## [Direction]
Repeat all of the material below exactly as written, images excluded.

## [Data excerpt]
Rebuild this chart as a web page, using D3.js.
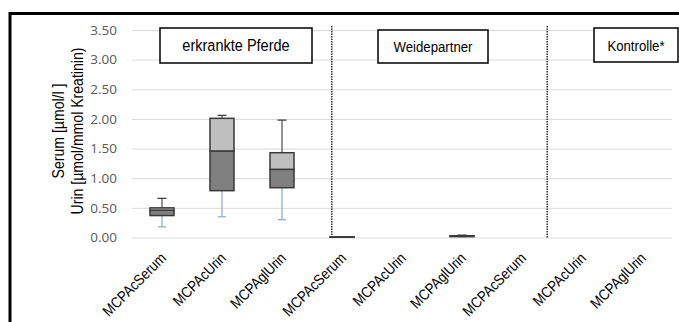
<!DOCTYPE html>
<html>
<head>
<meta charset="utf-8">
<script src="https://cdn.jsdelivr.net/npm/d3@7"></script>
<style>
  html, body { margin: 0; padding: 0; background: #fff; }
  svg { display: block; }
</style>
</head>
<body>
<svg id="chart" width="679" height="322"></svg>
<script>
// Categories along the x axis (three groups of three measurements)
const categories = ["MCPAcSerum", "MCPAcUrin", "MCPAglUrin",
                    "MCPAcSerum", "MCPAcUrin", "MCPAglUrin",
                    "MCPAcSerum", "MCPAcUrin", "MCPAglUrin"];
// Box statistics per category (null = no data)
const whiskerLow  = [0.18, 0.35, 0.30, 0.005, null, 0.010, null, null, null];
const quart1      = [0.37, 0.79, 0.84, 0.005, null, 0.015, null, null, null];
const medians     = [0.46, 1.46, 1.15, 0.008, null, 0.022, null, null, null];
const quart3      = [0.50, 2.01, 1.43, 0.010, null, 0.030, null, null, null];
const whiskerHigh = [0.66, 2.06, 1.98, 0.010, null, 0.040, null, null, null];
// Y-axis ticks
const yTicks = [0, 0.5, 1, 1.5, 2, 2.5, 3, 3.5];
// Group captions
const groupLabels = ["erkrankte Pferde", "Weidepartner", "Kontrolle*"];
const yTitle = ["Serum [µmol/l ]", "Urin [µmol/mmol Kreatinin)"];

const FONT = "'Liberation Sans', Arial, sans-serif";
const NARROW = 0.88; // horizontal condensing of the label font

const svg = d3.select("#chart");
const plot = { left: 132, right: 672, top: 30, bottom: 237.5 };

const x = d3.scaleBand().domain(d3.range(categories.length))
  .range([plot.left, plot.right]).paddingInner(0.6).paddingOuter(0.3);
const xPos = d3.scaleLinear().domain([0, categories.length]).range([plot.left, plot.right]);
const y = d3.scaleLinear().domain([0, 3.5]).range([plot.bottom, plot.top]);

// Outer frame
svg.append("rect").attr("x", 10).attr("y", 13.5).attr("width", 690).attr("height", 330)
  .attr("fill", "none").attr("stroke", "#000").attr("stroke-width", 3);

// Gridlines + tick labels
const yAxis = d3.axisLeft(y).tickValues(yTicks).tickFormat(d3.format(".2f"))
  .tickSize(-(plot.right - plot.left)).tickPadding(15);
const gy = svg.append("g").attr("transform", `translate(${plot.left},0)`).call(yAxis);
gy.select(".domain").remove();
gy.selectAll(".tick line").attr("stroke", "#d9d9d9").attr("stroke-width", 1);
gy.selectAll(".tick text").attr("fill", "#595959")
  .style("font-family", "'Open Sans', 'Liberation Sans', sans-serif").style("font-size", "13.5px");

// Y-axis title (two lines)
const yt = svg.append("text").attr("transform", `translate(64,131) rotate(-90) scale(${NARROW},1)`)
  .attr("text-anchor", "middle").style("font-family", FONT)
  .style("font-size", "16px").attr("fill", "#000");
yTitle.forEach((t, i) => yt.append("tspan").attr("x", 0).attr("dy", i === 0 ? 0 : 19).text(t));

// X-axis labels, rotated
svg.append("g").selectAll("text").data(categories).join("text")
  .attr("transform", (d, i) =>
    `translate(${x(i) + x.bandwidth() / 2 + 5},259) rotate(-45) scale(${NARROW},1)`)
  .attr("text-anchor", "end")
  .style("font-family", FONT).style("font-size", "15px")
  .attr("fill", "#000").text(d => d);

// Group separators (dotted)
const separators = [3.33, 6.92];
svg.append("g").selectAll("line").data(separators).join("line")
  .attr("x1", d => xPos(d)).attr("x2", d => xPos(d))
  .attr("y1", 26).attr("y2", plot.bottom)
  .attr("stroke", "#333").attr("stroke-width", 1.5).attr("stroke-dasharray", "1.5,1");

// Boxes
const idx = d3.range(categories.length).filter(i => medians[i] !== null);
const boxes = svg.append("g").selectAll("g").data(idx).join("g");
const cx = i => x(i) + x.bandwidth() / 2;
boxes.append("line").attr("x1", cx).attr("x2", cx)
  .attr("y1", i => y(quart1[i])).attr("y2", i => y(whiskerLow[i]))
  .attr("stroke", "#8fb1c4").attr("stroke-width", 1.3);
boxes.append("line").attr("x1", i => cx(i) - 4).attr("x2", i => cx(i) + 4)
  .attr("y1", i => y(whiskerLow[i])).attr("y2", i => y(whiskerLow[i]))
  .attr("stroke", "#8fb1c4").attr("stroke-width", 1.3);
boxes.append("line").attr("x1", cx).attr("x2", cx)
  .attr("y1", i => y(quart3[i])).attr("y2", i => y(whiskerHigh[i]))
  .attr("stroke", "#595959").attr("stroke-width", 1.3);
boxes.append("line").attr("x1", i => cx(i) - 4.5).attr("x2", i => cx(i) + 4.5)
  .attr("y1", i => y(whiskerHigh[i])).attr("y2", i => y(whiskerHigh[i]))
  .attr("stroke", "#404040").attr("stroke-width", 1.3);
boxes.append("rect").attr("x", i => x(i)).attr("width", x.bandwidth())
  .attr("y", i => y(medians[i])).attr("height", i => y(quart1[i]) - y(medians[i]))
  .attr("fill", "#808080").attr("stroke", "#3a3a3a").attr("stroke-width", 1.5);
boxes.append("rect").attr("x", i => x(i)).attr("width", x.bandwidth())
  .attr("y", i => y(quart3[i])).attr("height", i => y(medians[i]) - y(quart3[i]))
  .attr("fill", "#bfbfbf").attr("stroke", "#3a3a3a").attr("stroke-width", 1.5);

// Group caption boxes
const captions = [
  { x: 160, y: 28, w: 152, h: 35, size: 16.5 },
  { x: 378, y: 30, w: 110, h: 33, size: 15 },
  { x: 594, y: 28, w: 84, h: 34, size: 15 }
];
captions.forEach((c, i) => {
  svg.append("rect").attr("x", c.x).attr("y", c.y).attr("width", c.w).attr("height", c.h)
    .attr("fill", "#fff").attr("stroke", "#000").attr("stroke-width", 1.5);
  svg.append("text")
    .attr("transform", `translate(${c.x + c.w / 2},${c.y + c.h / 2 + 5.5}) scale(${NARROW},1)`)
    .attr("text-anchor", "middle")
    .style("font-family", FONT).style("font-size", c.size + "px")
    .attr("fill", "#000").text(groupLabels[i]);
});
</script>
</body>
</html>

## [Full output]
Rebuild this chart as a web page, using D3.js.
<!DOCTYPE html>
<html>
<head>
<meta charset="utf-8">
<script src="https://cdn.jsdelivr.net/npm/d3@7"></script>
<style>
  html, body { margin: 0; padding: 0; background: #fff; }
  svg { display: block; }
</style>
</head>
<body>
<svg id="chart" width="679" height="322"></svg>
<script>
// Categories along the x axis (three groups of three measurements)
const categories = ["MCPAcSerum", "MCPAcUrin", "MCPAglUrin",
                    "MCPAcSerum", "MCPAcUrin", "MCPAglUrin",
                    "MCPAcSerum", "MCPAcUrin", "MCPAglUrin"];
// Box statistics per category (null = no data)
const whiskerLow  = [0.18, 0.35, 0.30, 0.005, null, 0.010, null, null, null];
const quart1      = [0.37, 0.79, 0.84, 0.005, null, 0.015, null, null, null];
const medians     = [0.46, 1.46, 1.15, 0.008, null, 0.022, null, null, null];
const quart3      = [0.50, 2.01, 1.43, 0.010, null, 0.030, null, null, null];
const whiskerHigh = [0.66, 2.06, 1.98, 0.010, null, 0.040, null, null, null];
// Y-axis ticks
const yTicks = [0, 0.5, 1, 1.5, 2, 2.5, 3, 3.5];
// Group captions
const groupLabels = ["erkrankte Pferde", "Weidepartner", "Kontrolle*"];
const yTitle = ["Serum [µmol/l ]", "Urin [µmol/mmol Kreatinin)"];

const FONT = "'Liberation Sans', Arial, sans-serif";
const NARROW = 0.88; // horizontal condensing of the label font

const svg = d3.select("#chart");
const plot = { left: 132, right: 672, top: 30, bottom: 237.5 };

const x = d3.scaleBand().domain(d3.range(categories.length))
  .range([plot.left, plot.right]).paddingInner(0.6).paddingOuter(0.3);
const xPos = d3.scaleLinear().domain([0, categories.length]).range([plot.left, plot.right]);
const y = d3.scaleLinear().domain([0, 3.5]).range([plot.bottom, plot.top]);

// Outer frame
svg.append("rect").attr("x", 10).attr("y", 13.5).attr("width", 690).attr("height", 330)
  .attr("fill", "none").attr("stroke", "#000").attr("stroke-width", 3);

// Gridlines + tick labels
const yAxis = d3.axisLeft(y).tickValues(yTicks).tickFormat(d3.format(".2f"))
  .tickSize(-(plot.right - plot.left)).tickPadding(15);
const gy = svg.append("g").attr("transform", `translate(${plot.left},0)`).call(yAxis);
gy.select(".domain").remove();
gy.selectAll(".tick line").attr("stroke", "#d9d9d9").attr("stroke-width", 1);
gy.selectAll(".tick text").attr("fill", "#595959")
  .style("font-family", "'Open Sans', 'Liberation Sans', sans-serif").style("font-size", "13.5px");

// Y-axis title (two lines)
const yt = svg.append("text").attr("transform", `translate(64,131) rotate(-90) scale(${NARROW},1)`)
  .attr("text-anchor", "middle").style("font-family", FONT)
  .style("font-size", "16px").attr("fill", "#000");
yTitle.forEach((t, i) => yt.append("tspan").attr("x", 0).attr("dy", i === 0 ? 0 : 19).text(t));

// X-axis labels, rotated
svg.append("g").selectAll("text").data(categories).join("text")
  .attr("transform", (d, i) =>
    `translate(${x(i) + x.bandwidth() / 2 + 5},259) rotate(-45) scale(${NARROW},1)`)
  .attr("text-anchor", "end")
  .style("font-family", FONT).style("font-size", "15px")
  .attr("fill", "#000").text(d => d);

// Group separators (dotted)
const separators = [3.33, 6.92];
svg.append("g").selectAll("line").data(separators).join("line")
  .attr("x1", d => xPos(d)).attr("x2", d => xPos(d))
  .attr("y1", 26).attr("y2", plot.bottom)
  .attr("stroke", "#333").attr("stroke-width", 1.5).attr("stroke-dasharray", "1.5,1");

// Boxes
const idx = d3.range(categories.length).filter(i => medians[i] !== null);
const boxes = svg.append("g").selectAll("g").data(idx).join("g");
const cx = i => x(i) + x.bandwidth() / 2;
boxes.append("line").attr("x1", cx).attr("x2", cx)
  .attr("y1", i => y(quart1[i])).attr("y2", i => y(whiskerLow[i]))
  .attr("stroke", "#8fb1c4").attr("stroke-width", 1.3);
boxes.append("line").attr("x1", i => cx(i) - 4).attr("x2", i => cx(i) + 4)
  .attr("y1", i => y(whiskerLow[i])).attr("y2", i => y(whiskerLow[i]))
  .attr("stroke", "#8fb1c4").attr("stroke-width", 1.3);
boxes.append("line").attr("x1", cx).attr("x2", cx)
  .attr("y1", i => y(quart3[i])).attr("y2", i => y(whiskerHigh[i]))
  .attr("stroke", "#595959").attr("stroke-width", 1.3);
boxes.append("line").attr("x1", i => cx(i) - 4.5).attr("x2", i => cx(i) + 4.5)
  .attr("y1", i => y(whiskerHigh[i])).attr("y2", i => y(whiskerHigh[i]))
  .attr("stroke", "#404040").attr("stroke-width", 1.3);
boxes.append("rect").attr("x", i => x(i)).attr("width", x.bandwidth())
  .attr("y", i => y(medians[i])).attr("height", i => y(quart1[i]) - y(medians[i]))
  .attr("fill", "#808080").attr("stroke", "#3a3a3a").attr("stroke-width", 1.5);
boxes.append("rect").attr("x", i => x(i)).attr("width", x.bandwidth())
  .attr("y", i => y(quart3[i])).attr("height", i => y(medians[i]) - y(quart3[i]))
  .attr("fill", "#bfbfbf").attr("stroke", "#3a3a3a").attr("stroke-width", 1.5);

// Group caption boxes
const captions = [
  { x: 160, y: 28, w: 152, h: 35, size: 16.5 },
  { x: 378, y: 30, w: 110, h: 33, size: 15 },
  { x: 594, y: 28, w: 84, h: 34, size: 15 }
];
captions.forEach((c, i) => {
  svg.append("rect").attr("x", c.x).attr("y", c.y).attr("width", c.w).attr("height", c.h)
    .attr("fill", "#fff").attr("stroke", "#000").attr("stroke-width", 1.5);
  svg.append("text")
    .attr("transform", `translate(${c.x + c.w / 2},${c.y + c.h / 2 + 5.5}) scale(${NARROW},1)`)
    .attr("text-anchor", "middle")
    .style("font-family", FONT).style("font-size", c.size + "px")
    .attr("fill", "#000").text(groupLabels[i]);
});
</script>
</body>
</html>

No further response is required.